Il loro leader, Jon Langford, ha decisamente riscosso più onori con la sua band primaria, i Mekons, eppure con questo suo side-project, in cui si diverte a vestire uno Stetson per usare la country music per fini decisamente personali, resta una epopea ugualmente importante. Pensavo ai due vecchi critici perché me li immaginavo a sentire assieme questo RESIST! (in maiuscolo, titolo che da solo dice tutto sul clima da sopravvissuti), troverebbero modo di discutere se ha senso che un “rivoluzionario” come Langford si ripeta, semplicemente ribadisca, o semplicemente tiri a campare facendo quello che sa fare meglio, ma ha già fatto in altri tempi. Insomma, avete capito cosa vi trovate qui: una band che ha ancora voglia di suonare, con ampio spazio dato alle schitarrate di Dean Schlabowske e a country-songs che sembrano suonate dai Clash o dai Social Distortion, e un artista che continua a portare avanti in parallelo le due sigle di cui è deus ex machina con estrema dignità, ma senza più la necessità di rompere alcuno schema.

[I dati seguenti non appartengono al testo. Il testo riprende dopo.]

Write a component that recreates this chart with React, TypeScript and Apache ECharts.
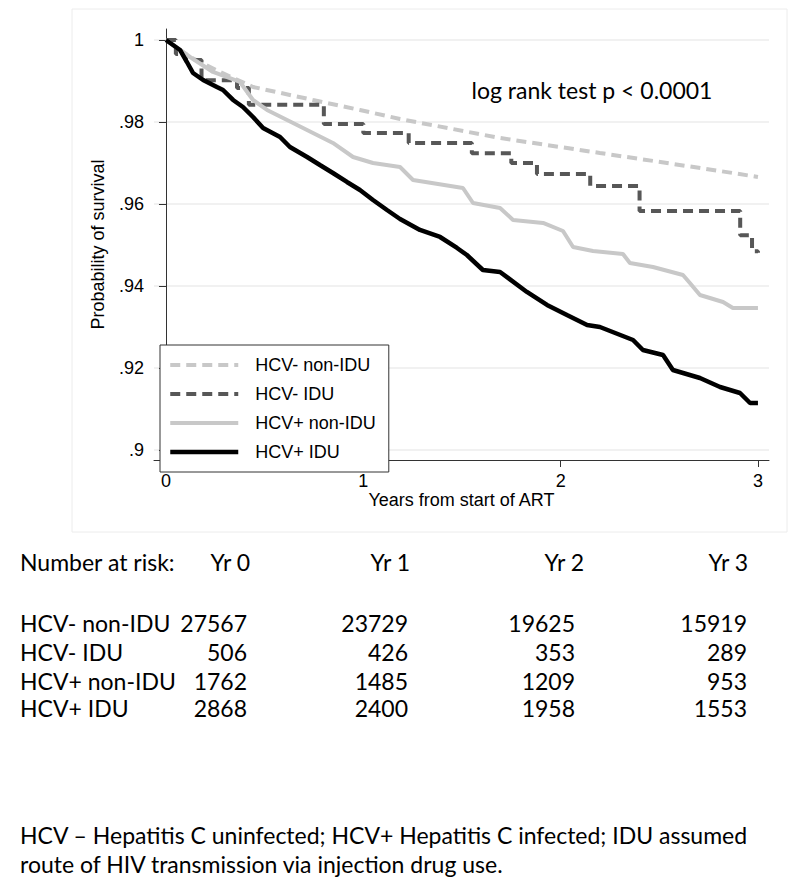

Un disco da 7 per Marcus, da 5 per Bangs probabilmente. Perché oggi, non nascondiamolo, quando sentiamo un nuovo disco di vecchie glorie siamo innanzitutto contenti di sapere che sono “ancora in forma” e ancora sanno dare emozioni (Pete Townshend, che a 20 anni inorridiva all’idea di fare rock da vecchio, oggi si accontenterebbe anche solo di questo riconoscimento), ma la speranza di aspettarsi qualcosa che ci sconvolga la vita, secondo Bangs l’unica che giustificherebbe la pubblicazione di un disco, l’abbiamo un po’ lasciata al passato. Per questo non fatevi ingannare dalla copertina rivoluzionaria e battagliera, e dal claim pubblicitario pensato per loro dalla Bloodshot che urla “Hard Times Call for Hard Country!”, qui la resistenza in brani come Revolution Blues, la cover di I Fought The Law o Bad Times Are Coming 'Round Again, è solo nei testi fortemente politici e polemici, perché musicalmente la band gioca in difesa, rispolverando un cow-punk vecchio e conservatore, che però resta il pulpito migliore da cui declamare questi testi disillusi e feroci.
E anche quelli però, sembrano ormai scritti col piglio del vecchio che borbotta sconsolato il suo “ai miei tempi le cose erano diverse…”, ma che il rock possa essere anche materia per vecchi saggi è ormai stato ampiamente dimostrato, anche se Lester Bangs, morto nel 1982, non lo saprà mai.